Kementan Terus Upayakan Harga Jagung Tetap Stabil
VIVA – Harga jagung di tengah panen raya memang tengah meluncur turun. Sebenarnya ada upaya yang bisa dilakukan untuk stabilisasi harga di tingkat petani. Seminggu terakhir ini harga jagung di Banyuwangi anjlok, kisaran Rp 3.200- Rp 3.300 per kilogramnya. Hitung-hitungannya sudah tidak untung bagi petani sebab biaya operasional jagung makin lama makin tinggi.
Direktur Irigasi Pertanian, Ditjen Prasarana dan Sarana Pertanian, Rahmanto menuturkan harga turun karena produksi tengah tren dan petani tidak bisa menyimpan lama. Pedagang juga ada keterbatasan untuk menyimpan juga sehingga belinya terbatas atau bahkan menyewa gudang sehingga menambah biaya produksi.
Karena itu, pemerintah terus mengupayakan berbagai cara mengenai permasalahan harga supaya tidak anjlok dan petani aman.
"Keluhan-keluhan dari para petani akan kami respon dan kami bicarakan terus di tingkat pusat supaya harga ini bisa menguntungkan dan ada semangat dari petani untuk tetap berbudidaya jagung," tutur Rahmanto, Rabu (27/2).
Salah satu upaya yang bisa dilakukan adalah dengan tunda jual yaitu produksi jagung tidak langsung dijual tapi disimpan. Karena itu, dinas pertanian diusulkan ada program untuk menjaga produksi dan stabilitas harga.
"Bisa kita buatkan gudang gudang penyimpanan dan pengolahan kita bantu mesin pengering dan mesin pemipil," beber Rahmanto.
Dengan begitu, petani dirancang untuk bisa mengolah produksi dahulu, terus disimpan dan dikeluarkan sedikit sedikit. "Kita upayakan untuk fasilitasi mesin pengolahan gudangnya dan sebagainya," tutur Rahmanto.
Diakuinya, upaya jangka pendek yang tengah dilakukan oleh pemerintah adalah dengan melibatkan Bulog dalam penyerapan jagung.
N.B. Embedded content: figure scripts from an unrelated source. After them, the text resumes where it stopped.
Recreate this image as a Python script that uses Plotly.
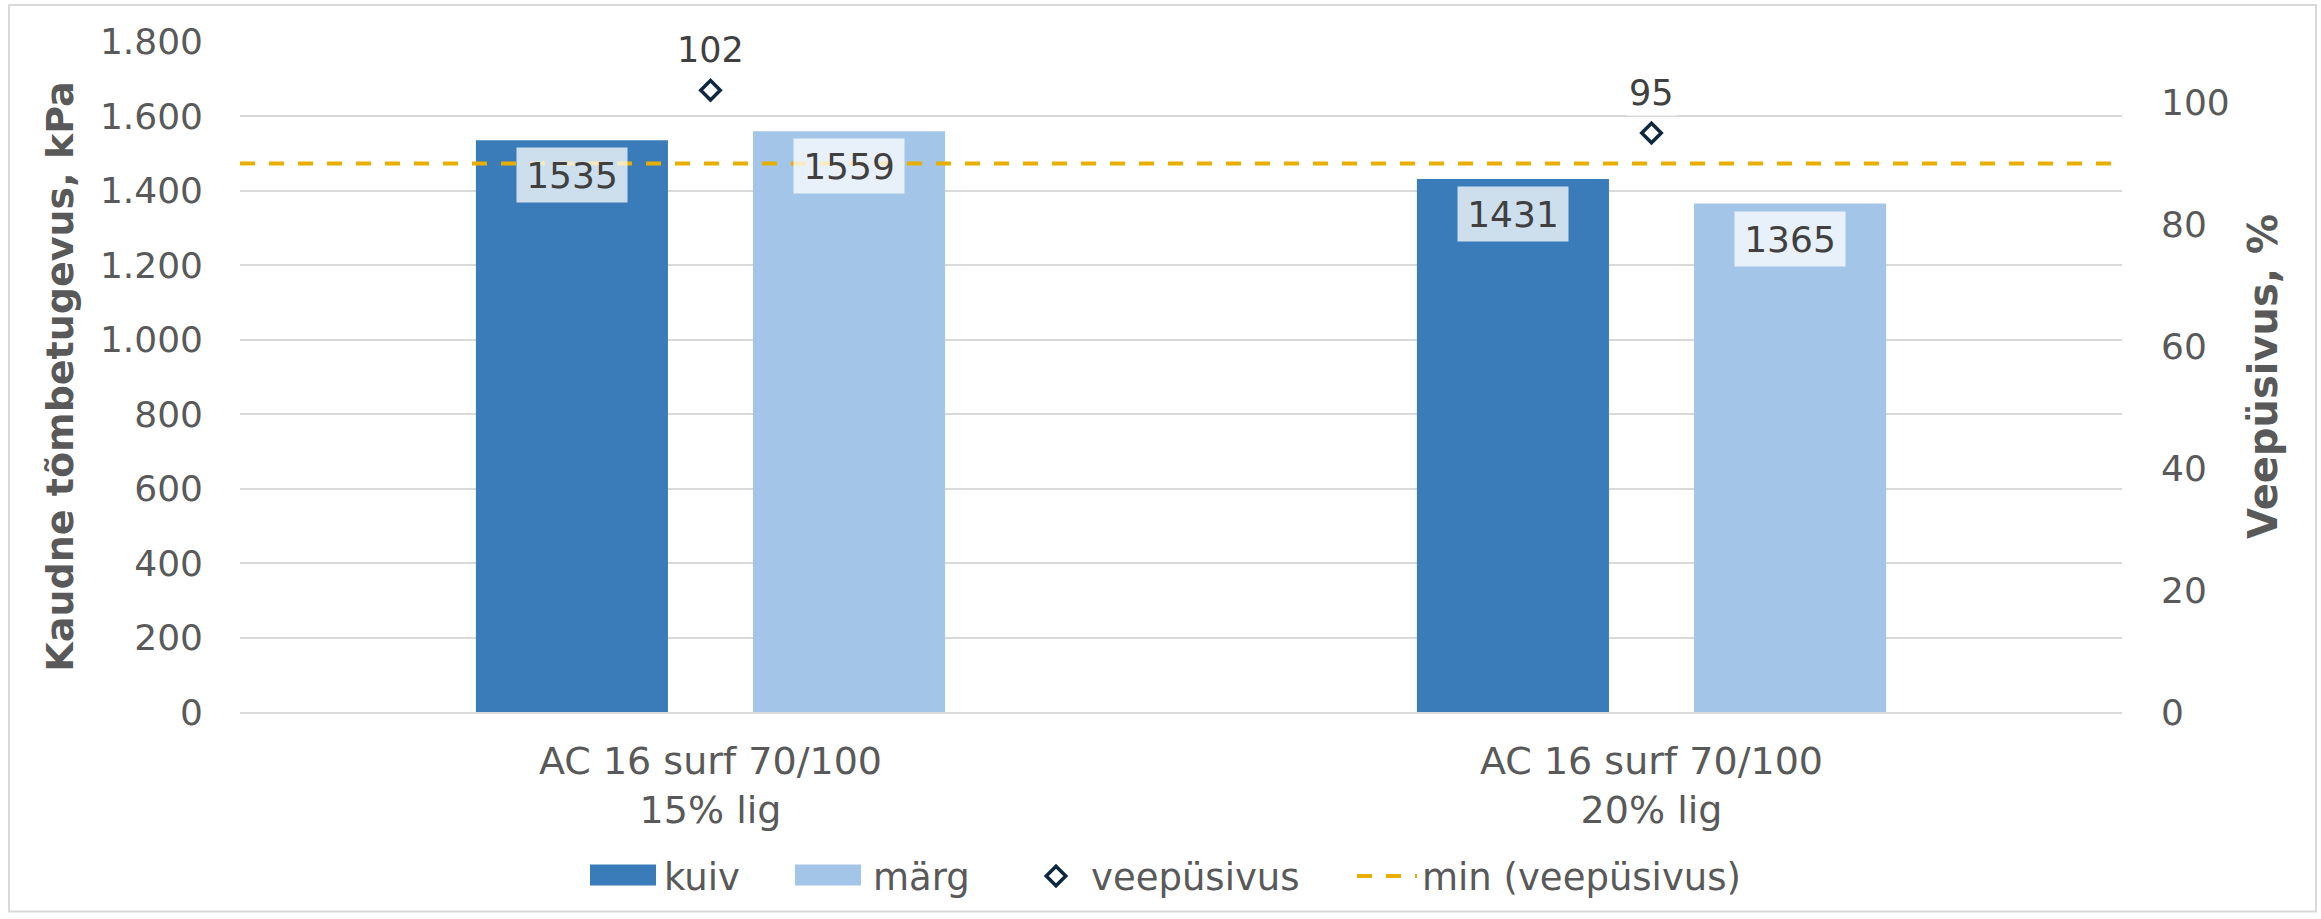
import plotly.graph_objects as go

# data
categories = ["AC 16 surf 70/100<br>15% lig", "AC 16 surf 70/100<br>20% lig"]
kuiv = [1535, 1431]
marg = [1559, 1365]
veepusivus = [102, 95]
min_veepusivus = 90

W, H = 2321, 919
ML, MR, MT, MB = 240, 199, 41, 205
BARGAP = 0.411
TXT = "#595959"
FONT = "DejaVu Sans"
C_KUIV = "#3A7CB9"
C_MARG = "#A3C6E8"
pw = W - ML - MR
ph = H - MT - MB

fig = go.Figure()

fig.add_trace(go.Bar(x=categories, y=kuiv, name="kuiv", legend="legend",
                     marker=dict(color=C_KUIV, line=dict(width=0))))
fig.add_trace(go.Bar(x=categories, y=marg, name="märg", legend="legend2",
                     marker=dict(color=C_MARG, line=dict(width=0))))

fig.add_trace(go.Scatter(
    x=categories, y=veepusivus, name="veepüsivus", mode="markers", yaxis="y2",
    legend="legend3",
    marker=dict(symbol="diamond", size=15, color="white",
                line=dict(color="#0E2841", width=3.5)),
))

# min line spans the whole plot width -> hidden numeric x axis
fig.add_trace(go.Scatter(
    x=[0, 1], y=[min_veepusivus, min_veepusivus], name="min (veepüsivus)",
    mode="lines", xaxis="x2", yaxis="y2", legend="legend4",
    line=dict(color="#E8AE00", width=4, dash="15px,14px"),
))

# bar value labels in semi-transparent boxes
off = (1 - BARGAP) / 4
for i, (a, b) in enumerate(zip(kuiv, marg)):
    for xv, yv in ((i - off, a), (i + off, b)):
        fig.add_annotation(
            x=xv, y=yv, xref="x", yref="y", text=str(yv), showarrow=False,
            yanchor="top", yshift=-7, width=108, height=52, borderpad=1,
            bgcolor="rgba(255,255,255,0.75)",
            font=dict(family=FONT, size=36, color="#404040"),
        )

for i, v in enumerate(veepusivus):
    fig.add_annotation(
        x=i, y=v, xref="x", yref="y2", text=str(v), showarrow=False,
        yshift=40, bgcolor="white", borderpad=2,
        font=dict(family=FONT, size=35, color="#404040"),
    )


def px_x(px):
    return (px - ML) / pw


def px_y(py):
    return (H - MB - py) / ph


# outer chart border
fig.add_shape(
    type="rect", xref="paper", yref="paper",
    x0=px_x(9), x1=px_x(2316), y0=px_y(914), y1=px_y(5),
    line=dict(color="#D9D9D9", width=2), layer="below",
)

# wider legend swatches for the bar series (Excel-style)
for x0, col in ((590, C_KUIV), (795, C_MARG)):
    fig.add_shape(
        type="rect", xref="paper", yref="paper",
        x0=px_x(x0), x1=px_x(x0 + 66), y0=px_y(888), y1=px_y(867),
        fillcolor=col, line=dict(width=0), layer="above",
    )


# one legend per entry so the spacing can follow the original
def leg(px):
    return dict(orientation="h", x=px_x(px), xanchor="left", y=-0.245,
                yanchor="middle", font=dict(size=37, color=TXT), itemwidth=60,
                bgcolor="rgba(0,0,0,0)")


fig.update_layout(
    width=W, height=H,
    margin=dict(l=ML, r=MR, t=MT, b=MB),
    paper_bgcolor="white", plot_bgcolor="white",
    font=dict(family=FONT, size=36, color=TXT),
    barmode="group", bargap=BARGAP, bargroupgap=0.307,
    showlegend=True,
    legend=leg(594), legend2=leg(803),
    legend3=leg(1021), legend4=leg(1352),
    xaxis=dict(type="category", showgrid=False, showline=True, linecolor="#D9D9D9",
               linewidth=2, ticks="", ticklabelstandoff=14,
               tickfont=dict(size=38, color=TXT)),
    xaxis2=dict(overlaying="x", range=[0, 1], visible=False),
    yaxis=dict(range=[0, 1801.5], dtick=200, tickformat=",d",
               showgrid=True, gridcolor="#D9D9D9", gridwidth=2, zeroline=False,
               ticks="", ticklabelstandoff=36,
               title=dict(text="<b>Kaudne tõmbetugevus, kPa</b>", standoff=14,
                          font=dict(size=38, color=TXT))),
    yaxis2=dict(overlaying="y", side="right", range=[0, 110 * 1801.5 / 1800], dtick=20,
                showgrid=False, zeroline=False, ticks="", ticklabelstandoff=38,
                title=dict(text="<b>Veepüsivus, %</b>", standoff=20,
                           font=dict(size=40, color=TXT))),
    separators=",.",
)

# drop the default 8px page margin so the figure sits at (0, 0)
fig.write_html("out.html", config={"displayModeBar": False},
               post_script="document.body.style.margin='0';")
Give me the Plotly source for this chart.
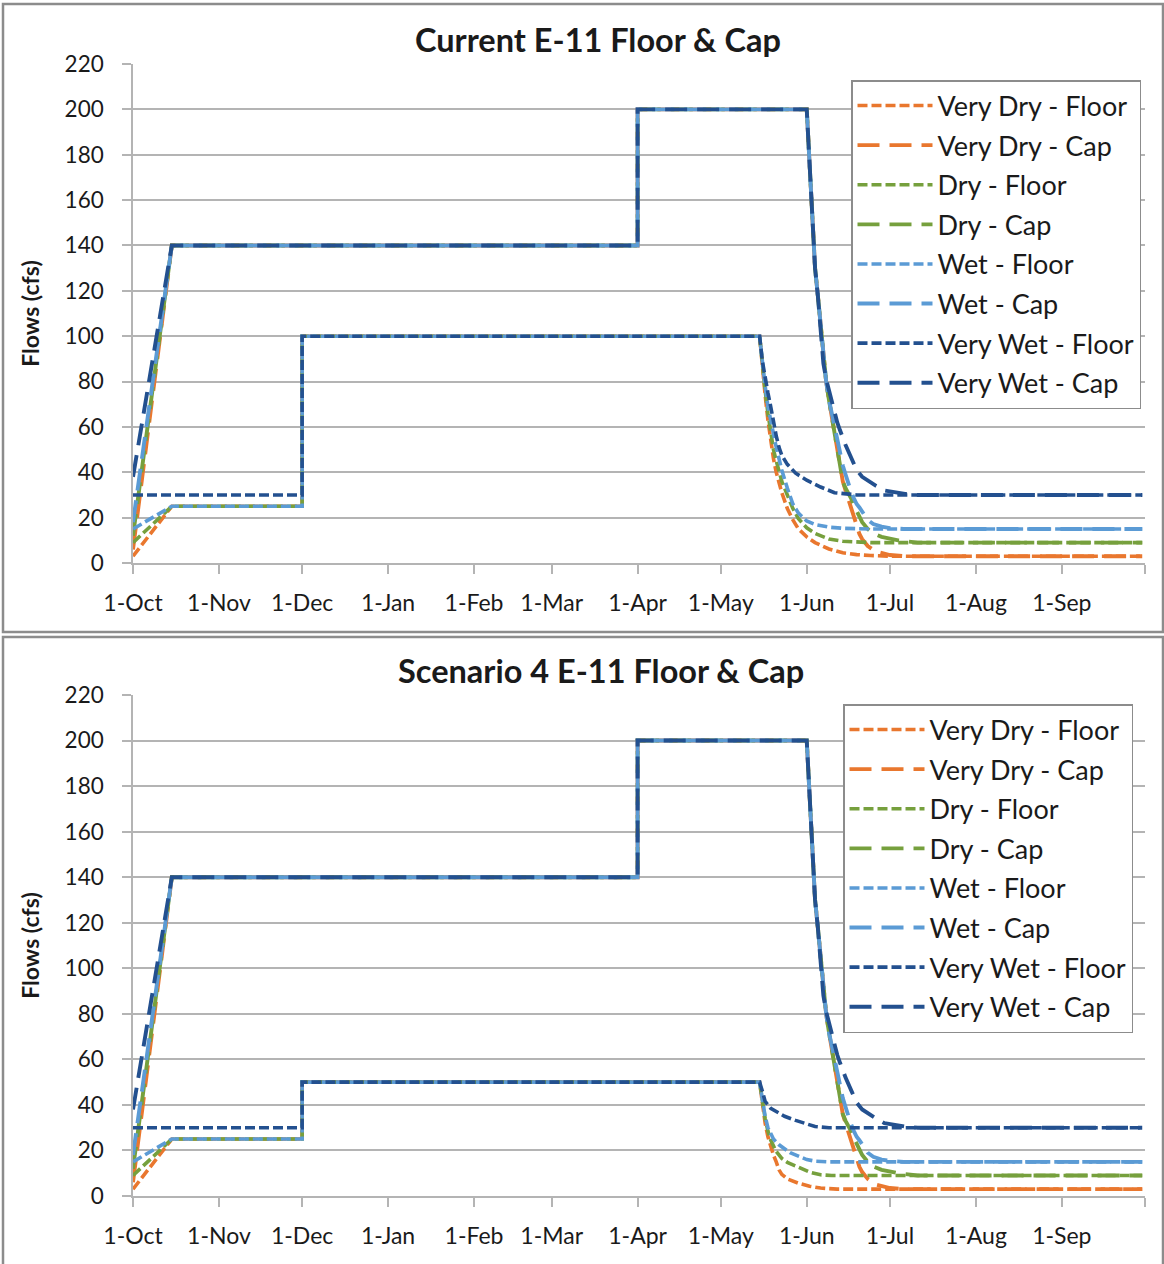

Meskipun langkah tersebut belum bisa dilakukan sepenuhnya karena gudang Bulog sudah penuh dengan penyerapan padi dari petani.
"Masih diproses untuk aksi cepat tanggap untuk hal tersebut," tutur Rahmanto.
Upaya lanjutan adalah dengan membentuk korporasi petani karena luasan hamparan di Desa Barurejo, Kecamatan Siliragung, Kabupaten Banyuwangi bisa mencapai 2 ribu hektar sehingga sudah mencapai skala ekonomi.
Sistem korporasi ini terus diupayakan pemerintah. Supaya masyarakat punya kekuatan tawar yang baik. termasuk harga bisa ditentukan sendiri oleh petani.
"Kalau harga tidak cocok ya kita punya gudang dan sarana pengolahan hasil. Kita simpan," tuturnya.
Rahmanto mencontohkan LMDH di Lebak Banten yang sudah menjadi percontohan korporasi petani. Dimana produktivitas jagung meningkat menjadi 8 ton per hektar dan sistem usaha tani teratur secara utuh dalam satu manajemen kawasan.
Korporasi petani juga bisa memperkuat kelembagaan petani dalam mengakses informasi, teknologi, prasarana dan sarana publik, permodalan serta pengolahan dan pemasaran.
Termasuk, kerjasama dengan Perum BULOG dan industri pakan untuk menjaga stabilitas harga jagung, agar minat petani untuk terus berbudidaya jagung terus terpelihara dalam rangka mendukung ketahanan pangan Indonesia.
"Bantuan untuk korporasi petani juga ada berupa alsintan sehingga pertanaman jagung nantinya tidak hanya saat musim hujan saja. Mungkin bisa nanti dibuat embung atau air permukaan sehingga bisa mengubah waktu pertanaman (off season)," tutup Rahmanto.